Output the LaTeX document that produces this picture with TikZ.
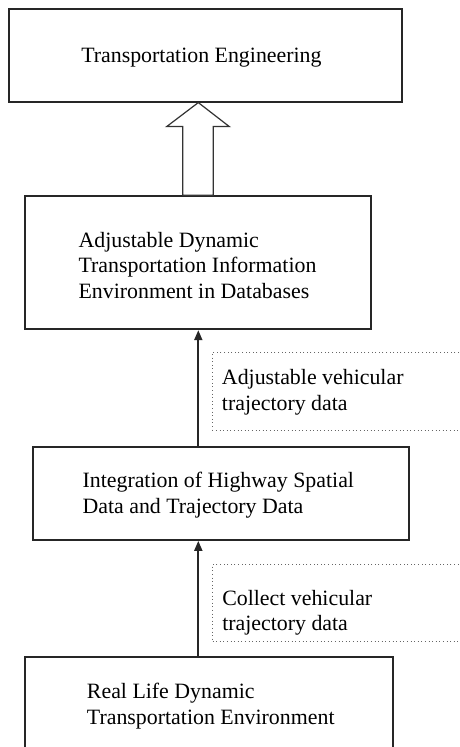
\documentclass[tikz,border=0pt]{standalone}
\usepackage{fontspec}
\setmainfont{Liberation Serif}
\usetikzlibrary{fit,arrows.meta,calc}
\begin{document}
\begin{tikzpicture}[x=0.75pt,y=-0.75pt,
  box/.style={draw=black!85, line width=1.3pt, inner sep=0pt},
  dotbox/.style={draw=black!60, dotted, line width=0.7pt, inner sep=0pt},
  txt/.style={anchor=base west, inner sep=0pt, font=\fontsize{16.4}{19.5}\selectfont, text=black},
  arr/.style={draw=black!85, line width=1.4pt, -{Triangle[length=7.5pt,width=6pt]}},
  hollow/.style={draw=black!80, line width=0.9pt, fill=white, line join=miter}]
\useasboundingbox (0,0) rectangle (460,747);
\clip (0,0) rectangle (460,747);
\fill[white] (0,0) rectangle (460,747);
\coordinate (ax) at (198.3,0);
% boxes
\node[box, fit={(9.3,8.7) (401.7,101.7)}] (b1) {};
\node[box, fit={(25,196) (370.7,329.3)}] (b2) {};
\node[box, fit={(32.7,447.3) (409.3,540)}] (b3) {};
\node[box, fit={(25,657.3) (393.3,770)}] (b4) {};
\node[dotbox, fit={(212.3,352.3) (475,430)}] (d1) {};
\node[dotbox, fit={(212.5,564.3) (475,641.7)}] (d2) {};
% texts
\node[txt] (t1) at (81,62.5) {Transportation Engineering};
\node[txt] (t2a) at (78.3,247.3) {Adjustable Dynamic};
\node[txt] (t2b) at (78.3,272.7) {Transportation Information};
\node[txt] (t2c) at (78.3,298.3) {Environment in Databases};
\node[txt] (t3a) at (82.3,487.7) {Integration of Highway Spatial};
\node[txt] (t3b) at (82.3,513.3) {Data and Trajectory Data};
\node[txt] (t4a) at (86.7,698.3) {Real Life Dynamic};
\node[txt] (t4b) at (86.7,724.3) {Transportation Environment};
\node[txt] (d1a) at (221.7,384.3) {Adjustable vehicular};
\node[txt] (d1b) at (221.7,410) {trajectory data};
\node[txt] (d2a) at (222,605) {Collect vehicular};
\node[txt] (d2b) at (222,630.7) {trajectory data};
% hollow arrow
\coordinate (tip) at (b1.south -| ax);
\coordinate (base) at (b2.north -| ax);
\draw[hollow] (tip) -- ++(31,24) -- ++(-16,0) -- ($(base)+(15,0)$) -- ($(base)+(-15.6,0)$) -- ($(tip)+(-15.6,24)$) -- ++(-16,0) -- cycle;
% connectors
\draw[arr] (b3.north -| ax) -- (b2.south -| ax);
\draw[arr] (b4.north -| ax) -- (b3.south -| ax);
\end{tikzpicture}
\end{document}
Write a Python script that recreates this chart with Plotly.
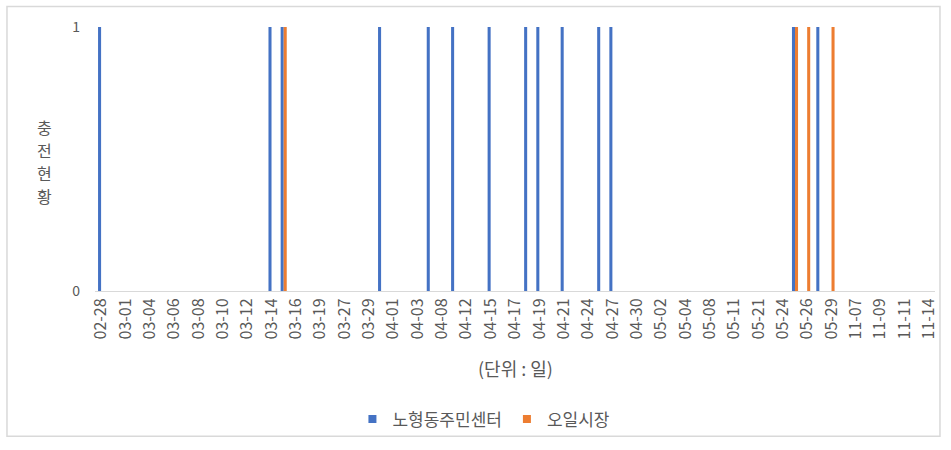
import plotly.graph_objects as go

# Category axis: every data date (only every other one is labelled, as in the reference)
dates = [
    "02-28", "02-29", "03-01", "03-02", "03-04", "03-05", "03-06", "03-07", "03-08", "03-09",
    "03-10", "03-11", "03-12", "03-13", "03-14", "03-15", "03-16", "03-18", "03-19", "03-20",
    "03-27", "03-28", "03-29", "03-30", "04-01", "04-02", "04-03", "04-06", "04-08", "04-10",
    "04-12", "04-14", "04-15", "04-16", "04-17", "04-18", "04-19", "04-20", "04-21", "04-23",
    "04-24", "04-26", "04-27", "04-29", "04-30", "05-01", "05-02", "05-03", "05-04", "05-06",
    "05-08", "05-10", "05-11", "05-20", "05-21", "05-22", "05-24", "05-25", "05-26", "05-28",
    "05-29", "06-01", "11-07", "11-08", "11-09", "11-10", "11-11", "11-13", "11-14",
]

# Series values (1 = charged that day)
nohyeong = [
    1, 0, 0, 0, 0, 0, 0, 0, 0, 0,
    0, 0, 0, 0, 1, 1, 0, 0, 0, 0,
    0, 0, 0, 1, 0, 0, 0, 1, 0, 1,
    0, 0, 1, 0, 0, 1, 1, 0, 1, 0,
    0, 1, 1, 0, 0, 0, 0, 0, 0, 0,
    0, 0, 0, 0, 0, 0, 0, 1, 0, 1,
    0, 0, 0, 0, 0, 0, 0, 0, 0,
]
oil_market = [
    0, 0, 0, 0, 0, 0, 0, 0, 0, 0,
    0, 0, 0, 0, 0, 1, 0, 0, 0, 0,
    0, 0, 0, 0, 0, 0, 0, 0, 0, 0,
    0, 0, 0, 0, 0, 0, 0, 0, 0, 0,
    0, 0, 0, 0, 0, 0, 0, 0, 0, 0,
    0, 0, 0, 0, 0, 0, 0, 1, 1, 0,
    1, 0, 0, 0, 0, 0, 0, 0, 0,
]

# Tick labels shown on the axis (every other category)
tick_labels = dates[::2]

series_names = ["노형동주민센터", "오일시장"]
series_colors = ["#4472C4", "#ED7D31"]
y_title_chars = ["충", "전", "현", "황"]
x_title = "(단위 : 일)"

FONT = "Noto Sans CJK KR"
GRAY = "#595959"

fig = go.Figure()
for name, vals, col in zip(series_names, [nohyeong, oil_market], series_colors):
    fig.add_trace(go.Bar(x=dates, y=vals, name=name, marker_color=col,
                         marker_line_width=0, showlegend=False, legendgroup=name))
# legend entries with small square markers (as in the reference)
for name, col in zip(series_names, series_colors):
    fig.add_trace(go.Scatter(x=[None], y=[None], mode="markers", name=name,
                             legendgroup=name,
                             marker=dict(symbol="square", size=8, color=col)))

W, H = 951, 450
L, R, T, B = 95.4, 12, 27, 154
pw, ph = W - L - R, H - T - B

def px(x):
    return (x - L) / pw

def py(y):
    return (H - B - y) / ph

annotations = []
for ch, yy in zip(y_title_chars, [129, 152, 176, 199]):
    annotations.append(dict(text=ch, x=px(45), y=py(yy), xref="paper", yref="paper",
                            showarrow=False, xanchor="center", yanchor="middle",
                            font=dict(family=FONT, size=16, color=GRAY)))
annotations.append(dict(text=x_title, x=0.5, y=py(374), xref="paper", yref="paper",
                        showarrow=False, xanchor="center", yanchor="middle",
                        font=dict(family=FONT, size=18, color=GRAY)))

fig.update_layout(
    width=W, height=H,
    margin=dict(l=L, r=R, t=T, b=B, pad=0),
    paper_bgcolor="white", plot_bgcolor="white",
    barmode="group", bargap=0.5, bargroupgap=0,
    font=dict(family=FONT, color=GRAY, size=13),
    showlegend=True,
    legend=dict(orientation="h", x=px(486), y=py(427), xanchor="center", yanchor="middle",
                font=dict(family=FONT, size=17, color=GRAY), itemwidth=30,
                bgcolor="rgba(0,0,0,0)"),
    xaxis=dict(type="category", categoryorder="array", categoryarray=dates,
               tickmode="array", tickvals=tick_labels, ticktext=tick_labels,
               tickangle=-90, showgrid=False, zeroline=False,
               showline=True, linecolor="#d9d9d9", linewidth=1, ticks="",
               tickfont=dict(family=FONT, size=16, color=GRAY)),
    yaxis=dict(range=[0, 1], tickmode="array", tickvals=[0, 1], ticktext=["0", "1"],
               showgrid=False, zeroline=False, showline=False, ticks="",
               ticklabelstandoff=14,
               tickfont=dict(family=FONT, size=14, color=GRAY)),
    annotations=annotations,
    shapes=[dict(type="rect", xref="paper", yref="paper",
                 x0=px(7), x1=px(944), y0=py(444), y1=py(6),
                 line=dict(color="#d9d9d9", width=1.5), fillcolor="rgba(0,0,0,0)",
                 layer="below")],
)

fig.write_html("out.html")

★ ★ ★ ★ ★

→ Problem to work on
Write out every entry again word for word, without any of the pictures.

→ Finished task
Output the LaTeX document that produces this picture with TikZ.
\documentclass[tikz,border=0pt]{standalone}
\usepackage{fontspec}
\setmainfont{Liberation Serif}
\usetikzlibrary{fit,arrows.meta,calc}
\begin{document}
\begin{tikzpicture}[x=0.75pt,y=-0.75pt,
  box/.style={draw=black!85, line width=1.3pt, inner sep=0pt},
  dotbox/.style={draw=black!60, dotted, line width=0.7pt, inner sep=0pt},
  txt/.style={anchor=base west, inner sep=0pt, font=\fontsize{16.4}{19.5}\selectfont, text=black},
  arr/.style={draw=black!85, line width=1.4pt, -{Triangle[length=7.5pt,width=6pt]}},
  hollow/.style={draw=black!80, line width=0.9pt, fill=white, line join=miter}]
\useasboundingbox (0,0) rectangle (460,747);
\clip (0,0) rectangle (460,747);
\fill[white] (0,0) rectangle (460,747);
\coordinate (ax) at (198.3,0);
% boxes
\node[box, fit={(9.3,8.7) (401.7,101.7)}] (b1) {};
\node[box, fit={(25,196) (370.7,329.3)}] (b2) {};
\node[box, fit={(32.7,447.3) (409.3,540)}] (b3) {};
\node[box, fit={(25,657.3) (393.3,770)}] (b4) {};
\node[dotbox, fit={(212.3,352.3) (475,430)}] (d1) {};
\node[dotbox, fit={(212.5,564.3) (475,641.7)}] (d2) {};
% texts
\node[txt] (t1) at (81,62.5) {Transportation Engineering};
\node[txt] (t2a) at (78.3,247.3) {Adjustable Dynamic};
\node[txt] (t2b) at (78.3,272.7) {Transportation Information};
\node[txt] (t2c) at (78.3,298.3) {Environment in Databases};
\node[txt] (t3a) at (82.3,487.7) {Integration of Highway Spatial};
\node[txt] (t3b) at (82.3,513.3) {Data and Trajectory Data};
\node[txt] (t4a) at (86.7,698.3) {Real Life Dynamic};
\node[txt] (t4b) at (86.7,724.3) {Transportation Environment};
\node[txt] (d1a) at (221.7,384.3) {Adjustable vehicular};
\node[txt] (d1b) at (221.7,410) {trajectory data};
\node[txt] (d2a) at (222,605) {Collect vehicular};
\node[txt] (d2b) at (222,630.7) {trajectory data};
% hollow arrow
\coordinate (tip) at (b1.south -| ax);
\coordinate (base) at (b2.north -| ax);
\draw[hollow] (tip) -- ++(31,24) -- ++(-16,0) -- ($(base)+(15,0)$) -- ($(base)+(-15.6,0)$) -- ($(tip)+(-15.6,24)$) -- ++(-16,0) -- cycle;
% connectors
\draw[arr] (b3.north -| ax) -- (b2.south -| ax);
\draw[arr] (b4.north -| ax) -- (b3.south -| ax);
\end{tikzpicture}
\end{document}
Write a Python script that recreates this chart with Plotly.
import plotly.graph_objects as go

# Category axis: every data date (only every other one is labelled, as in the reference)
dates = [
    "02-28", "02-29", "03-01", "03-02", "03-04", "03-05", "03-06", "03-07", "03-08", "03-09",
    "03-10", "03-11", "03-12", "03-13", "03-14", "03-15", "03-16", "03-18", "03-19", "03-20",
    "03-27", "03-28", "03-29", "03-30", "04-01", "04-02", "04-03", "04-06", "04-08", "04-10",
    "04-12", "04-14", "04-15", "04-16", "04-17", "04-18", "04-19", "04-20", "04-21", "04-23",
    "04-24", "04-26", "04-27", "04-29", "04-30", "05-01", "05-02", "05-03", "05-04", "05-06",
    "05-08", "05-10", "05-11", "05-20", "05-21", "05-22", "05-24", "05-25", "05-26", "05-28",
    "05-29", "06-01", "11-07", "11-08", "11-09", "11-10", "11-11", "11-13", "11-14",
]

# Series values (1 = charged that day)
nohyeong = [
    1, 0, 0, 0, 0, 0, 0, 0, 0, 0,
    0, 0, 0, 0, 1, 1, 0, 0, 0, 0,
    0, 0, 0, 1, 0, 0, 0, 1, 0, 1,
    0, 0, 1, 0, 0, 1, 1, 0, 1, 0,
    0, 1, 1, 0, 0, 0, 0, 0, 0, 0,
    0, 0, 0, 0, 0, 0, 0, 1, 0, 1,
    0, 0, 0, 0, 0, 0, 0, 0, 0,
]
oil_market = [
    0, 0, 0, 0, 0, 0, 0, 0, 0, 0,
    0, 0, 0, 0, 0, 1, 0, 0, 0, 0,
    0, 0, 0, 0, 0, 0, 0, 0, 0, 0,
    0, 0, 0, 0, 0, 0, 0, 0, 0, 0,
    0, 0, 0, 0, 0, 0, 0, 0, 0, 0,
    0, 0, 0, 0, 0, 0, 0, 1, 1, 0,
    1, 0, 0, 0, 0, 0, 0, 0, 0,
]

# Tick labels shown on the axis (every other category)
tick_labels = dates[::2]

series_names = ["노형동주민센터", "오일시장"]
series_colors = ["#4472C4", "#ED7D31"]
y_title_chars = ["충", "전", "현", "황"]
x_title = "(단위 : 일)"

FONT = "Noto Sans CJK KR"
GRAY = "#595959"

fig = go.Figure()
for name, vals, col in zip(series_names, [nohyeong, oil_market], series_colors):
    fig.add_trace(go.Bar(x=dates, y=vals, name=name, marker_color=col,
                         marker_line_width=0, showlegend=False, legendgroup=name))
# legend entries with small square markers (as in the reference)
for name, col in zip(series_names, series_colors):
    fig.add_trace(go.Scatter(x=[None], y=[None], mode="markers", name=name,
                             legendgroup=name,
                             marker=dict(symbol="square", size=8, color=col)))

W, H = 951, 450
L, R, T, B = 95.4, 12, 27, 154
pw, ph = W - L - R, H - T - B

def px(x):
    return (x - L) / pw

def py(y):
    return (H - B - y) / ph

annotations = []
for ch, yy in zip(y_title_chars, [129, 152, 176, 199]):
    annotations.append(dict(text=ch, x=px(45), y=py(yy), xref="paper", yref="paper",
                            showarrow=False, xanchor="center", yanchor="middle",
                            font=dict(family=FONT, size=16, color=GRAY)))
annotations.append(dict(text=x_title, x=0.5, y=py(374), xref="paper", yref="paper",
                        showarrow=False, xanchor="center", yanchor="middle",
                        font=dict(family=FONT, size=18, color=GRAY)))

fig.update_layout(
    width=W, height=H,
    margin=dict(l=L, r=R, t=T, b=B, pad=0),
    paper_bgcolor="white", plot_bgcolor="white",
    barmode="group", bargap=0.5, bargroupgap=0,
    font=dict(family=FONT, color=GRAY, size=13),
    showlegend=True,
    legend=dict(orientation="h", x=px(486), y=py(427), xanchor="center", yanchor="middle",
                font=dict(family=FONT, size=17, color=GRAY), itemwidth=30,
                bgcolor="rgba(0,0,0,0)"),
    xaxis=dict(type="category", categoryorder="array", categoryarray=dates,
               tickmode="array", tickvals=tick_labels, ticktext=tick_labels,
               tickangle=-90, showgrid=False, zeroline=False,
               showline=True, linecolor="#d9d9d9", linewidth=1, ticks="",
               tickfont=dict(family=FONT, size=16, color=GRAY)),
    yaxis=dict(range=[0, 1], tickmode="array", tickvals=[0, 1], ticktext=["0", "1"],
               showgrid=False, zeroline=False, showline=False, ticks="",
               ticklabelstandoff=14,
               tickfont=dict(family=FONT, size=14, color=GRAY)),
    annotations=annotations,
    shapes=[dict(type="rect", xref="paper", yref="paper",
                 x0=px(7), x1=px(944), y0=py(444), y1=py(6),
                 line=dict(color="#d9d9d9", width=1.5), fillcolor="rgba(0,0,0,0)",
                 layer="below")],
)

fig.write_html("out.html")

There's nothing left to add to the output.